Nostalgiques, les personnages le sont tous : ils sont nostalgiques des promesses d’un avenir radieux que le pouvoir castriste assurait, des lendemains qui chantent et qui ne sont plus qu’une gigantesque gueule de bois commune. Cette nostalgie est parfaitement décrite dans la seconde nouvelle de l’ouvrage, « Neuf nuits avec Violeta del Río », où le narrateur est épris d’une chanteuse de boléro à la voix sublime « murmurante, chaude, profonde, soigneusement maîtrisée, qui semblait parler à l’oreille plus que chanter ». L’auteur dépeint alors, tel un tableau d’Edward Hopper, des personnages esseulés, mélancolique, à l’atmosphère chargée de fumée de cigares cubains et de rhum Carta Blanca. Souvenir merveilleux mais cruel du temps qui passe, des illusions qui enveloppaient notre jeunesse, le chaud murmure de Violeta del Río est tout cela, la réminiscence d’une sensation de bien-être qui est prodiguée par les rues de la Havane. Et, à l’instar de cette chanteuse de boléro, Rafaela qui, dans « Sonatine pour Rafaela », se souvient de ces rêves de gloire et de célébrité, de son talent inutilement gâché, par le seul rappel de la chanson As Time Goes By, qui connut sa véritable heure de gloire grâce au film Casablanca.
Tous les personnages de ces nouvelles sont en proie à une sorte de fatalisme, comme si La Havane, éternelle Circé, régnant sur l’île d’Ééa, ensorcelait ses habitants pour qu’ils ne quittent plus Cuba ou, dans le cas de ces internationalistes, ces Cubains qui ont participé à une mission à l’étranger et plus précisément en Angola, pour un infime lien les raccroche à cette île, que ce soit une femme (« Les limites de l’amour ») ou la rencontre avec un ancien camarade, dans un lieu où on s’y attend le moins (« La Porte d’Alcalá »).
L’auteur déploie alors son talent pour nous conter ces destins aux rêves brisés, se mouvant lentement dans la moiteur des rues de La Havane. Jamais cruel, Leonardo Padura raconte avec une profonde empathie ces vies, calmes, simples, limpides, qui cherche à concilier cette rage de désirs qui sourde au plus profond d’eux au dénuement de leur existence.
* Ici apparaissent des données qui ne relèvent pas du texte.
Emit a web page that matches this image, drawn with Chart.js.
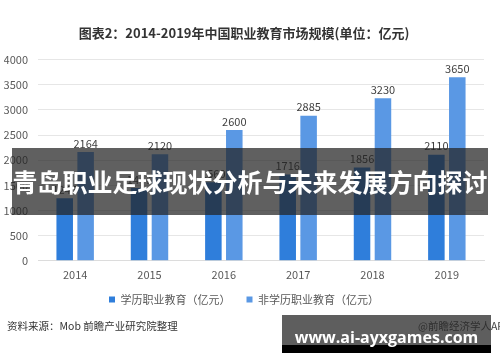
<!DOCTYPE html>
<html>
<head>
<meta charset="utf-8">
<script src="https://cdn.jsdelivr.net/npm/chart.js@4.4.1/dist/chart.umd.min.js"></script>
<style>
  html, body { margin: 0; padding: 0; background: #fff; }
  #wrap { position: relative; width: 500px; height: 362px; overflow: hidden; font-family: "Noto Sans CJK SC", "Noto Sans", sans-serif; }
  #source { position: absolute; left: 7px; top: 318px; font-size: 10.5px; color: #333; white-space: nowrap; }
  #app { position: absolute; left: 418px; top: 318px; font-size: 10.5px; color: #444; white-space: nowrap; }
  #banner { position: absolute; left: 12px; top: 148px; width: 476px; height: 67px; background: rgba(35, 35, 35, 0.72);
            color: #fff; font-weight: bold; font-size: 25px; line-height: 67px; text-align: center; white-space: nowrap; }
  #site { position: absolute; left: 282px; top: 315px; width: 209px; height: 30px; background: rgba(40, 40, 40, 0.75);
          color: #fff; font-family: "Open Sans", "Noto Sans", sans-serif; font-weight: bold; font-size: 16px; line-height: 44px; text-align: center; white-space: nowrap; }
  #siteBar { position: absolute; left: 282px; top: 345px; width: 209px; height: 8px; background: #000; }
</style>
</head>
<body>
<div id="wrap">
  <canvas id="chart" width="500" height="362"></canvas>
  <div id="source">资料来源：Mob 前瞻产业研究院整理</div>
  <div id="app">@前瞻经济学人APP</div>
  <div id="banner">青岛职业足球现状分析与未来发展方向探讨</div>
  <div id="siteBar"></div>
  <div id="site">www.ai-ayxgames.com</div>
</div>
<script>
// chart data
const years = ['2014', '2015', '2016', '2017', '2018', '2019'];
const degreeEdu = [1245, 1447, 1560, 1716, 1856, 2110];
const nonDegreeEdu = [2164, 2120, 2600, 2885, 3230, 3650];
const seriesNames = ['学历职业教育（亿元）', '非学历职业教育（亿元）'];
const chartTitle = '图表2：2014-2019年中国职业教育市场规模(单位：亿元)';

Chart.defaults.font.family = '"Noto Sans CJK SC", "Noto Sans", sans-serif';
Chart.defaults.color = '#595959';

// draw value above each bar
const valueLabels = {
    id: 'valueLabels',
    afterDatasetsDraw(chart) {
        const ctx = chart.ctx;
        ctx.save();
        ctx.font = '11px "Noto Sans CJK SC", sans-serif';
        ctx.fillStyle = '#404040';
        ctx.textAlign = 'center';
        ctx.textBaseline = 'bottom';
        chart.data.datasets.forEach((ds, i) => {
            chart.getDatasetMeta(i).data.forEach((bar, j) => {
                ctx.fillText(ds.data[j], bar.x, bar.y - 3);
            });
        });
        ctx.restore();
    }
};

// pull the legend a bit closer to the axis labels
const legendShift = {
    id: 'legendShift',
    afterLayout(chart) {
        if (chart.legend) {
            chart.legend.top -= 10;
            chart.legend.bottom -= 10;
        }
    }
};

new Chart(document.getElementById('chart'), {
    type: 'bar',
    data: {
        labels: years,
        datasets: [
            {
                label: seriesNames[0],
                data: degreeEdu,
                backgroundColor: '#2f7edb',
                barPercentage: 0.79,
                categoryPercentage: 0.563
            },
            {
                label: seriesNames[1],
                data: nonDegreeEdu,
                backgroundColor: '#5a98e4',
                barPercentage: 0.79,
                categoryPercentage: 0.563
            }
        ]
    },
    options: {
        responsive: false,
        animation: false,
        layout: {
            padding: { left: 4, right: 16, top: 0, bottom: 37 }
        },
        plugins: {
            title: {
                display: true,
                text: chartTitle,
                color: '#333',
                font: { size: 13, weight: 'bold' },
                padding: { top: 25, bottom: 19 }
            },
            legend: {
                position: 'bottom',
                labels: {
                    color: '#595959',
                    font: { size: 11 },
                    boxWidth: 6,
                    boxHeight: 6,
                    padding: 16
                }
            },
            tooltip: { enabled: false }
        },
        scales: {
            x: {
                grid: { display: false, drawTicks: false },
                border: { color: '#dcdcdc' },
                ticks: { color: '#595959', font: { size: 11 }, padding: 7 }
            },
            y: {
                min: 0,
                max: 4000,
                grid: { color: '#e6e6e6', drawTicks: false },
                border: { display: false },
                ticks: { stepSize: 500, color: '#595959', font: { size: 11 }, padding: 10, callback: v => v },
                afterFit: scale => { scale.width = 34; }
            }
        }
    },
    plugins: [valueLabels, legendShift]
});
</script>
</body>
</html>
Sublimes et touchantes, toujours élégantes, ces nouvelles ensorcellent le lecteur et le prend aux tripes, tout en le plongeant dans cette atmosphère chargée d’effluves qu’est Cuba.
Ne cherchez pas Mario Conde ! Il n'est pas l'un des héros de ce recueil de nouvelles ! Pourtant, on retrouve l'ambiance cubaine, le rhum et le boléro (Violetta la chanteuse de Les brumes du passé passe par là), la presque résignation et le désenchantement de la jeunesse, les espoirs déçus et quelques piques sur le régime (les campagnes forcées de cueillette de la canne à sucre).
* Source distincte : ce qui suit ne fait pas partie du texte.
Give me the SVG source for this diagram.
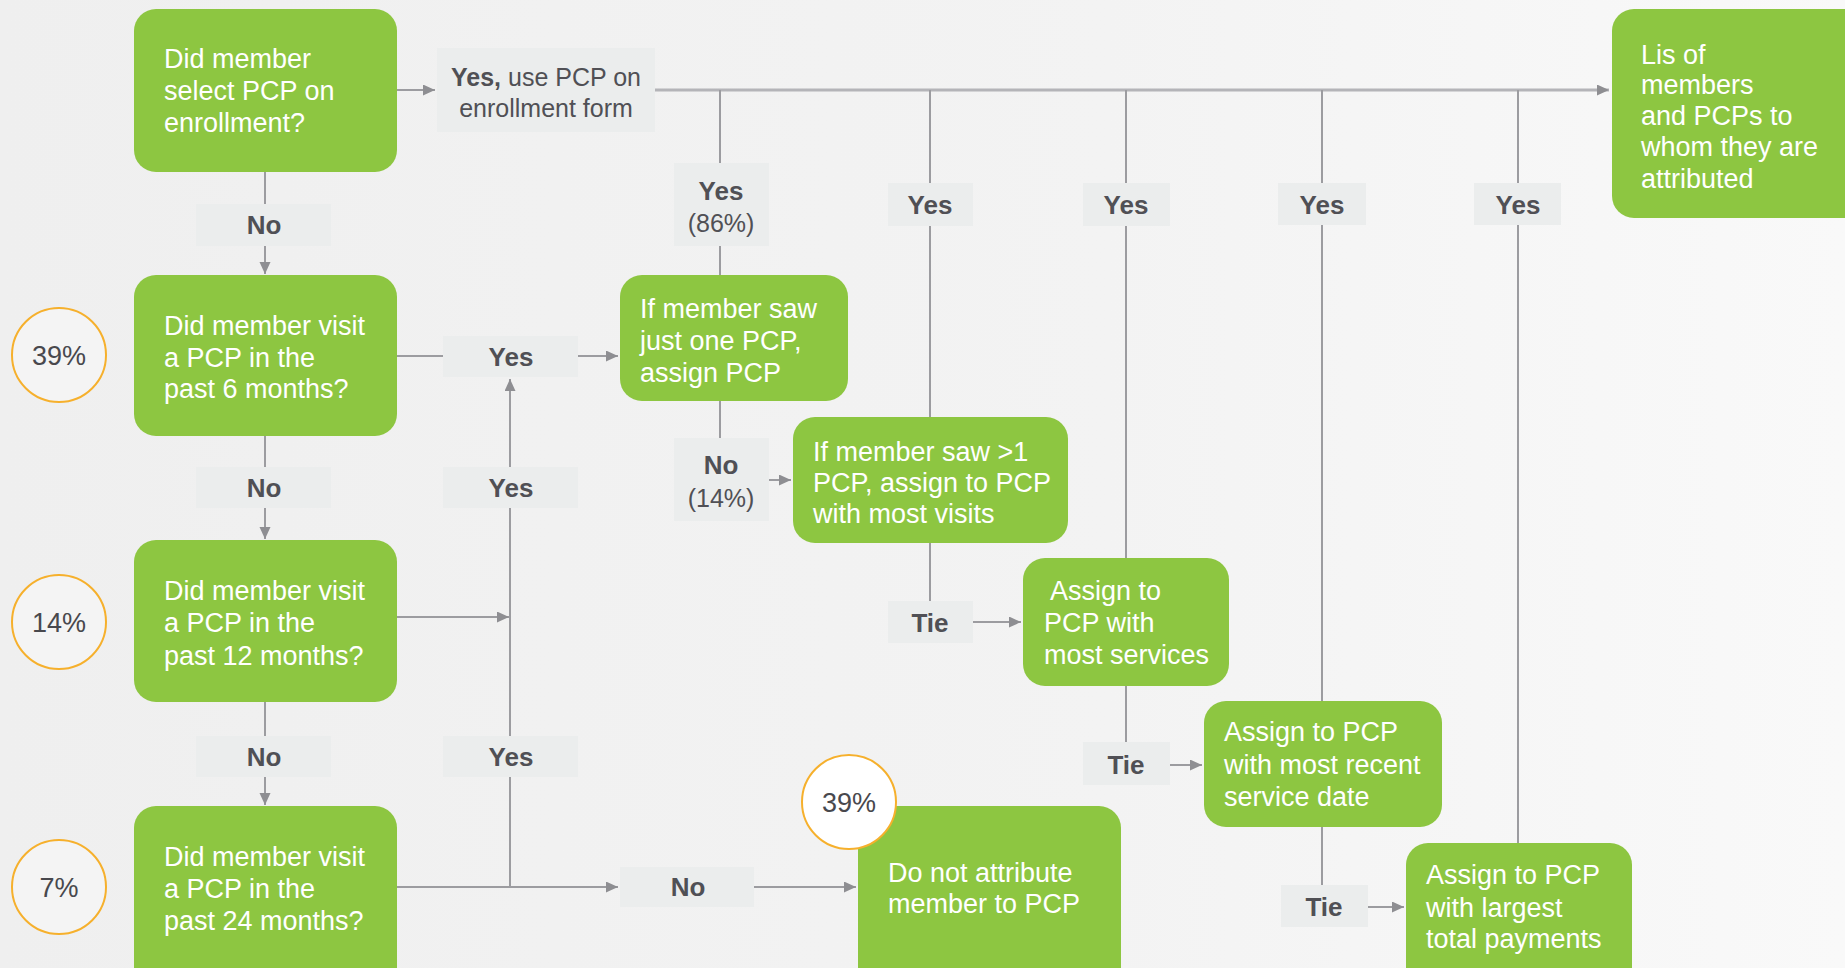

Si le ton reste poétique, le verbe se fait parfois plus cru avec quelques nouvelles bien plus sensuelles que celles auxquelles l'auteur nous avait habitués. La femme d'ailleurs est au cœur de la plupart des ses courtes histoires écrites dans les années 1990 ; elle n'est plus seulement la femme-mère (à l'instar de Josefina qui nourrit la bande de copains dans les autres romans) ni un pur fantasme, elle devient une actrice réelle avec ses failles, ses échecs et aussi dans d'infimes victoires.
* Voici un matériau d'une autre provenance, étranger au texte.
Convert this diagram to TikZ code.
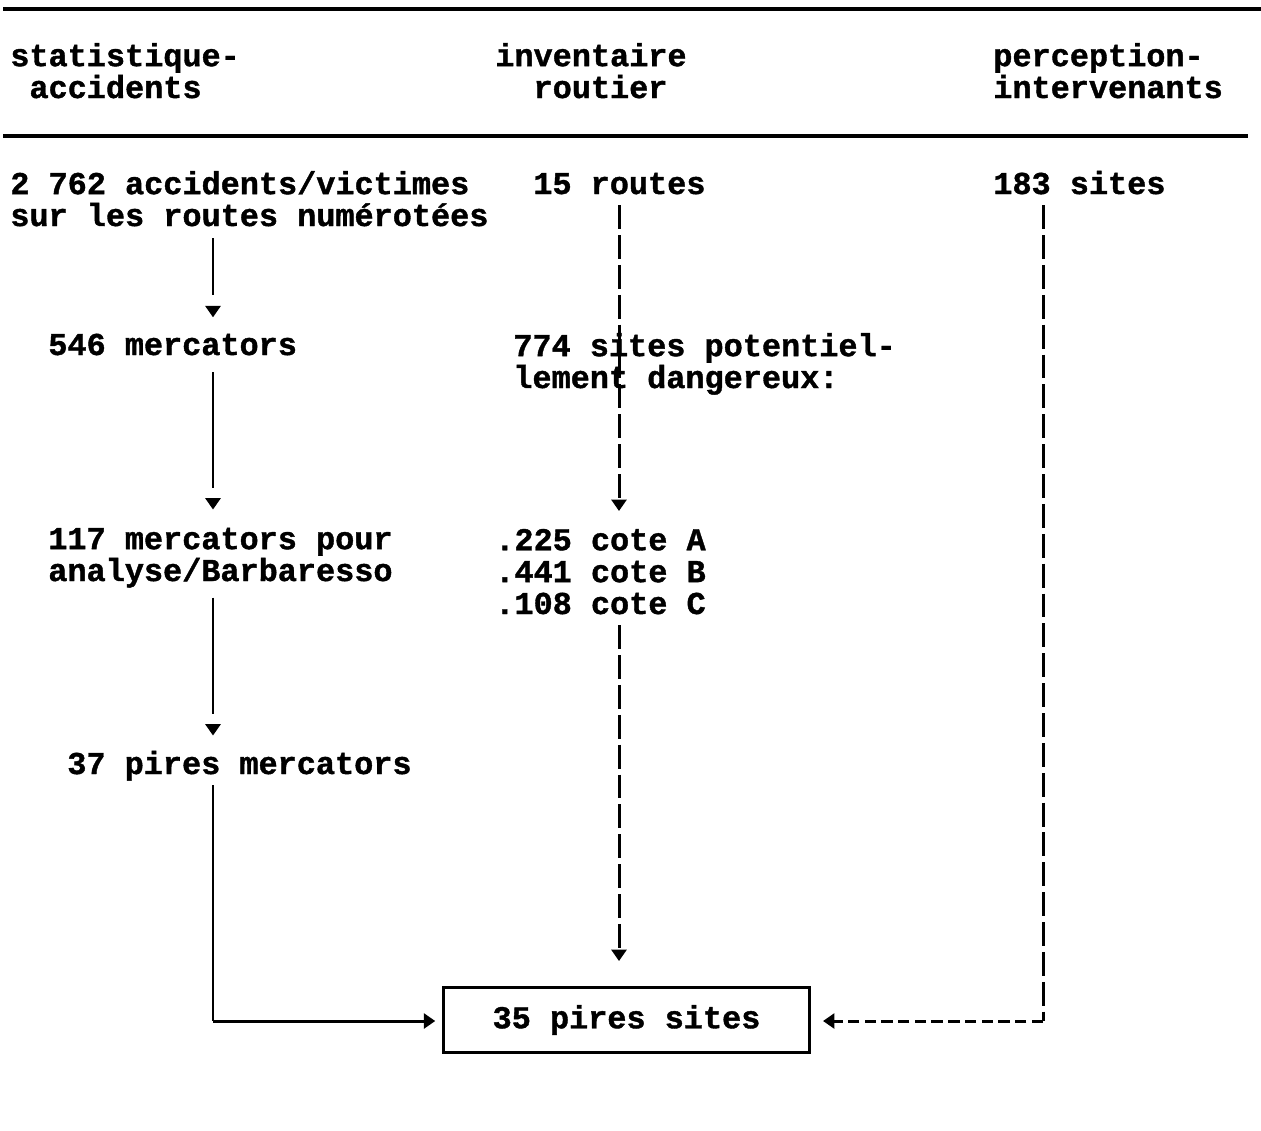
\documentclass[tikz,border=0pt]{standalone}
\usepackage{fontspec}
\setmonofont{Liberation Mono}[BoldFeatures={FakeBold=1.2}]
\usetikzlibrary{arrows.meta,calc,decorations.markings}
\begin{document}
\begin{tikzpicture}[x=0.02cm,y=-0.02cm,
  txt/.style={font=\ttfamily\bfseries\fontsize{18.14pt}{18.14pt}\selectfont, inner sep=0pt, anchor=base west, align=left},
  rulel/.style={line width=1.8pt},
  tipshape/.style={-{Triangle[width=8.5pt,length=6.5pt]}},
  solidconn/.style={line width=1.7pt, shorten >=12.5pt,
    postaction={decorate, decoration={markings, mark=at position 1 with {\arrow{Triangle[width=8.5pt,length=6.5pt]}}}}},
  plainconn/.style={line width=1.7pt},
  dashconn/.style={line width=1.7pt, dash pattern=on 13.6pt off 3.4pt, tipshape},
  dashplain/.style={line width=1.7pt, dash pattern=on 13.6pt off 3.4pt},
  hdash/.style={line width=1.7pt, dash pattern=on 6.5pt off 3pt, tipshape},
  boxst/.style={draw, line width=1.7pt, minimum width=208pt, minimum height=37.4pt, inner sep=0pt,
    font=\ttfamily\bfseries\fontsize{18.14pt}{18.14pt}\selectfont}
]
\useasboundingbox (0,0) rectangle (1261,1130);
% rules
\draw[rulel] (3,9) -- (1261,9);
\draw[rulel] (3,136) -- (1248,136);
% headers (base = baseline of last line)
\node[txt] (stat) at (10,98) {statistique-\\\ accidents};
\node[txt] (inv) at (495,98) {inventaire\\\ \ routier};
\node[txt] (perc) at (993,98) {perception-\\intervenants};
% column contents
\node[txt] (acc) at (10,226) {2 762 accidents/victimes\\sur les routes numérotées};
\node[txt] (routes) at (533,194) {15 routes};
\node[txt] (s183) at (993,194) {183 sites};
\node[txt] (m546) at (48,355) {546 mercators};
\node[txt] (s774) at (513,388) {774 sites potentiel-\\lement dangereux:};
\node[txt] (m117) at (48,581) {117 mercators pour\\analyse/Barbaresso};
\node[txt] (cote) at (495,614) {.225 cote A\\.441 cote B\\.108 cote C};
\node[txt] (m37) at (67,774) {37 pires mercators};
\node[boxst] (box) at (626.5,1020) {35 pires sites};
% column axes
\coordinate (xl) at (213,0);
\coordinate (xm) at (619,0);
\coordinate (xr) at (1043,0);
\coordinate (turnL) at (213,1021);
\coordinate (turnR) at (1043,1021);
% connectors
\draw[solidconn, shorten <=6.5pt] (acc.south -| xl) -- ($(m546.north -| xl)+(0,-16)$);
\draw[solidconn, shorten <=9.5pt] (m546.south -| xl) -- ($(m117.north -| xl)+(0,-18)$);
\draw[solidconn, shorten <=5.5pt] (m117.south -| xl) -- ($(m37.north -| xl)+(0,-15)$);
\draw[plainconn, shorten <=2.5pt] (m37.south -| xl) -- (turnL);
\draw[plainconn, tipshape, shorten >=4pt] (turnL) -- (box.west |- turnL);
\draw[dashconn, shorten <=6pt, shorten >=10pt] (routes.south -| xm) -- (cote.north -| xm);
\draw[dashconn, shorten <=6pt, shorten >=14pt] (cote.south -| xm) -- (box.north -| xm);
\draw[dashplain, shorten <=6pt] (s183.south -| xr) -- (turnR);
\draw[hdash, shorten >=7pt] (turnR) -- (box.east |- turnR);
\end{tikzpicture}
\end{document}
A l'image de la splendide couverture !
A l'occasion de cette toute nouvelle parution en France (en simultané avec la réédition de la série des Quatre saisons chez Métailié Suites), Leonardo Padura, avant de partir à Saint-Malo pour le Festival Etonnants Voyageurs, était de passage à Paris avec son épouse et j'ai eu l'immense plaisir de le rencontrer dans un café du 12ème arrondissement : le privilège d'un presque tête-à-tête et d'une discussion passionnante sur Cuba et sur la littérature, organisé par les éditions Métailié et Points que je remercie pour ce moment magique. Merci !!